A dip of creamy white chocolate balances the bite of grapefruit in Yossy's cutout cookies.
Combine butter, confectioners sugar, and grapefruit zest in a large bowl. Beat on medium until smooth and creamy, 2 minutes. Add egg yolk and grapefruit juice; beat until just combined.
Sift flour, cornstarch, and salt into butter mixture. Mix on low until almost combined. Use a rubber spatula to stir until combined. Wrap dough in plastic wrap and chill until firm, about 1 hour.

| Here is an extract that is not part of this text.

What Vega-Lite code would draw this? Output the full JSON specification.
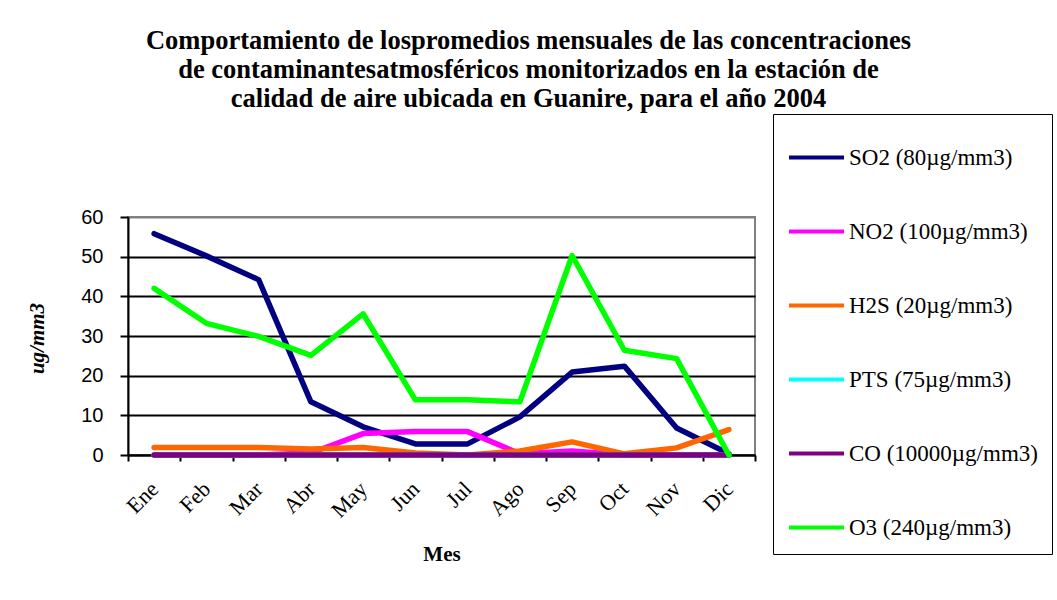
{
  "$schema": "https://vega.github.io/schema/vega-lite/v6.json",
  "autosize": "none",
  "width": 627,
  "height": 238,
  "padding": {"left": 128, "top": 217, "right": 302, "bottom": 145},
  "background": "white",
  "title": {
    "text": ["Comportamiento de lospromedios mensuales de las concentraciones", "de contaminantesatmosféricos monitorizados en la estación de", "calidad de aire ubicada en Guanire, para el año 2004"],
    "font": "Liberation Serif",
    "fontSize": 26.5,
    "fontWeight": "bold",
    "color": "black",
    "lineHeight": 29,
    "anchor": "middle",
    "dx": 87,
    "offset": 1
  },
  "data": {
    "values": [
      {"Mes": "Ene", "Contaminante": "SO2 (80µg/mm3)", "v": 55.8},
      {"Mes": "Feb", "Contaminante": "SO2 (80µg/mm3)", "v": 50.2},
      {"Mes": "Mar", "Contaminante": "SO2 (80µg/mm3)", "v": 44.2},
      {"Mes": "Abr", "Contaminante": "SO2 (80µg/mm3)", "v": 13.4},
      {"Mes": "May", "Contaminante": "SO2 (80µg/mm3)", "v": 7.1},
      {"Mes": "Jun", "Contaminante": "SO2 (80µg/mm3)", "v": 2.8},
      {"Mes": "Jul", "Contaminante": "SO2 (80µg/mm3)", "v": 2.8},
      {"Mes": "Ago", "Contaminante": "SO2 (80µg/mm3)", "v": 9.6},
      {"Mes": "Sep", "Contaminante": "SO2 (80µg/mm3)", "v": 20.9},
      {"Mes": "Oct", "Contaminante": "SO2 (80µg/mm3)", "v": 22.4},
      {"Mes": "Nov", "Contaminante": "SO2 (80µg/mm3)", "v": 6.8},
      {"Mes": "Dic", "Contaminante": "SO2 (80µg/mm3)", "v": 0.3},
      {"Mes": "Ene", "Contaminante": "NO2 (100µg/mm3)", "v": 0},
      {"Mes": "Feb", "Contaminante": "NO2 (100µg/mm3)", "v": 0},
      {"Mes": "Mar", "Contaminante": "NO2 (100µg/mm3)", "v": 0},
      {"Mes": "Abr", "Contaminante": "NO2 (100µg/mm3)", "v": 0.5},
      {"Mes": "May", "Contaminante": "NO2 (100µg/mm3)", "v": 5.4},
      {"Mes": "Jun", "Contaminante": "NO2 (100µg/mm3)", "v": 5.9},
      {"Mes": "Jul", "Contaminante": "NO2 (100µg/mm3)", "v": 5.9},
      {"Mes": "Ago", "Contaminante": "NO2 (100µg/mm3)", "v": 0.3},
      {"Mes": "Sep", "Contaminante": "NO2 (100µg/mm3)", "v": 1.0},
      {"Mes": "Oct", "Contaminante": "NO2 (100µg/mm3)", "v": 0},
      {"Mes": "Nov", "Contaminante": "NO2 (100µg/mm3)", "v": 0},
      {"Mes": "Dic", "Contaminante": "NO2 (100µg/mm3)", "v": 0},
      {"Mes": "Ene", "Contaminante": "H2S (20µg/mm3)", "v": 1.9},
      {"Mes": "Feb", "Contaminante": "H2S (20µg/mm3)", "v": 1.9},
      {"Mes": "Mar", "Contaminante": "H2S (20µg/mm3)", "v": 1.9},
      {"Mes": "Abr", "Contaminante": "H2S (20µg/mm3)", "v": 1.5},
      {"Mes": "May", "Contaminante": "H2S (20µg/mm3)", "v": 1.9},
      {"Mes": "Jun", "Contaminante": "H2S (20µg/mm3)", "v": 0.5},
      {"Mes": "Jul", "Contaminante": "H2S (20µg/mm3)", "v": 0},
      {"Mes": "Ago", "Contaminante": "H2S (20µg/mm3)", "v": 1.0},
      {"Mes": "Sep", "Contaminante": "H2S (20µg/mm3)", "v": 3.3},
      {"Mes": "Oct", "Contaminante": "H2S (20µg/mm3)", "v": 0.3},
      {"Mes": "Nov", "Contaminante": "H2S (20µg/mm3)", "v": 1.8},
      {"Mes": "Dic", "Contaminante": "H2S (20µg/mm3)", "v": 6.4},
      {"Mes": "Ene", "Contaminante": "PTS (75µg/mm3)", "v": 0},
      {"Mes": "Feb", "Contaminante": "PTS (75µg/mm3)", "v": 0},
      {"Mes": "Mar", "Contaminante": "PTS (75µg/mm3)", "v": 0},
      {"Mes": "Abr", "Contaminante": "PTS (75µg/mm3)", "v": 0},
      {"Mes": "May", "Contaminante": "PTS (75µg/mm3)", "v": 0},
      {"Mes": "Jun", "Contaminante": "PTS (75µg/mm3)", "v": 0},
      {"Mes": "Jul", "Contaminante": "PTS (75µg/mm3)", "v": 0},
      {"Mes": "Ago", "Contaminante": "PTS (75µg/mm3)", "v": 0},
      {"Mes": "Sep", "Contaminante": "PTS (75µg/mm3)", "v": 0},
      {"Mes": "Oct", "Contaminante": "PTS (75µg/mm3)", "v": 0},
      {"Mes": "Nov", "Contaminante": "PTS (75µg/mm3)", "v": 0},
      {"Mes": "Dic", "Contaminante": "PTS (75µg/mm3)", "v": 0},
      {"Mes": "Ene", "Contaminante": "CO (10000µg/mm3)", "v": 0},
      {"Mes": "Feb", "Contaminante": "CO (10000µg/mm3)", "v": 0},
      {"Mes": "Mar", "Contaminante": "CO (10000µg/mm3)", "v": 0},
      {"Mes": "Abr", "Contaminante": "CO (10000µg/mm3)", "v": 0},
      {"Mes": "May", "Contaminante": "CO (10000µg/mm3)", "v": 0},
      {"Mes": "Jun", "Contaminante": "CO (10000µg/mm3)", "v": 0},
      {"Mes": "Jul", "Contaminante": "CO (10000µg/mm3)", "v": 0},
      {"Mes": "Ago", "Contaminante": "CO (10000µg/mm3)", "v": 0},
      {"Mes": "Sep", "Contaminante": "CO (10000µg/mm3)", "v": 0},
      {"Mes": "Oct", "Contaminante": "CO (10000µg/mm3)", "v": 0},
      {"Mes": "Nov", "Contaminante": "CO (10000µg/mm3)", "v": 0},
      {"Mes": "Dic", "Contaminante": "CO (10000µg/mm3)", "v": 0},
      {"Mes": "Ene", "Contaminante": "O3 (240µg/mm3)", "v": 42.0},
      {"Mes": "Feb", "Contaminante": "O3 (240µg/mm3)", "v": 33.2},
      {"Mes": "Mar", "Contaminante": "O3 (240µg/mm3)", "v": 29.9},
      {"Mes": "Abr", "Contaminante": "O3 (240µg/mm3)", "v": 25.1},
      {"Mes": "May", "Contaminante": "O3 (240µg/mm3)", "v": 35.6},
      {"Mes": "Jun", "Contaminante": "O3 (240µg/mm3)", "v": 13.9},
      {"Mes": "Jul", "Contaminante": "O3 (240µg/mm3)", "v": 13.9},
      {"Mes": "Ago", "Contaminante": "O3 (240µg/mm3)", "v": 13.4},
      {"Mes": "Sep", "Contaminante": "O3 (240µg/mm3)", "v": 50.3},
      {"Mes": "Oct", "Contaminante": "O3 (240µg/mm3)", "v": 26.4},
      {"Mes": "Nov", "Contaminante": "O3 (240µg/mm3)", "v": 24.3},
      {"Mes": "Dic", "Contaminante": "O3 (240µg/mm3)", "v": 0}
    ]
  },
  "mark": {"type": "line", "strokeWidth": 5.5, "strokeCap": "round", "strokeJoin": "round"},
  "encoding": {
    "x": {
      "field": "Mes",
      "type": "ordinal",
      "sort": ["Ene", "Feb", "Mar", "Abr", "May", "Jun", "Jul", "Ago", "Sep", "Oct", "Nov", "Dic"],
      "scale": {"type": "band", "paddingInner": 0, "paddingOuter": 0},
      "bandPosition": 0.5,
      "axis": {
        "title": "Mes",
        "titleFont": "Liberation Serif",
        "titleFontSize": 21,
        "titleFontWeight": "bold",
        "titleColor": "black",
        "titlePadding": 22,
        "labelAngle": -45,
        "labelAlign": "right",
        "labelBaseline": "top",
        "labelFont": "Liberation Serif",
        "labelFontSize": 22,
        "labelColor": "black",
        "labelPadding": 17,
        "labelOffset": -7,
        "tickBand": "extent",
        "tickSize": 6,
        "tickColor": "black",
        "tickWidth": 2,
        "domainColor": "black",
        "domainWidth": 2,
        "grid": false
      }
    },
    "y": {
      "field": "v",
      "type": "quantitative",
      "scale": {"domain": [0, 60], "nice": false},
      "axis": {
        "title": "ug/mm3",
        "titleFont": "Liberation Serif",
        "titleFontSize": 21,
        "titleFontWeight": "bold",
        "titleFontStyle": "italic",
        "titleColor": "black",
        "titleX": -91,
        "titleY": 121,
        "titleAlign": "center",
        "titleBaseline": "middle",
        "titleAngle": -90,
        "values": [0, 10, 20, 30, 40, 50, 60],
        "labelFont": "Liberation Sans",
        "labelFontSize": 20,
        "labelColor": "black",
        "labelPadding": 17,
        "tickSize": 8,
        "tickColor": "black",
        "tickWidth": 2,
        "domainColor": "black",
        "domainWidth": 2,
        "grid": true,
        "gridColor": {"condition": {"test": "datum.value == 60", "value": "#808080"}, "value": "black"},
        "gridWidth": 2
      }
    },
    "color": {
      "field": "Contaminante",
      "type": "nominal",
      "sort": null,
      "scale": {
        "domain": ["SO2 (80µg/mm3)", "NO2 (100µg/mm3)", "H2S (20µg/mm3)", "PTS (75µg/mm3)", "CO (10000µg/mm3)", "O3 (240µg/mm3)"],
        "range": ["#000080", "#FF00FF", "#FF6600", "#00FFFF", "#800080", "#00FF00"]
      },
      "legend": {
        "title": null,
        "orient": "none",
        "legendX": 645,
        "legendY": -103,
        "strokeColor": "black",
        "fillColor": "white",
        "padding": 14,
        "symbolType": "stroke",
        "symbolSize": 3025,
        "symbolStrokeWidth": 4,
        "labelFont": "Liberation Serif",
        "labelFontSize": 23,
        "labelColor": "black",
        "labelOffset": 3,
        "labelLimit": 400,
        "rowPadding": 32
      }
    }
  },
  "config": {
    "view": {"stroke": "#808080", "strokeWidth": 2}
  }
}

Preheat oven to 350°F. Line two cookie sheets with parchment paper. Dust work surface with flour. Working with half of the dough at a time, roll to approximately 1/4-inch thick; cut out using desired 2-inch cookie cutter(s). Reroll scraps. Place on prepared sheets.
Bake cookies until edges are golden, 9 to 10 minutes. Let cool completely on baking sheets.
Place chocolate in a small glass bowl and melt in microwave in 20-second bursts. Dip cookies in melted chocolate or drizzle over cookies. If desired, sprinkle with decorating sugar or sea salt flakes. Let cookies stand until chocolate is firm, about 30 minutes. Makes 32 cookies.
To store: Layer cookies in an airtight container. Store at room temperature up to 24 hours, or chilled up to 3 days; freeze plain cookies up to 1 month.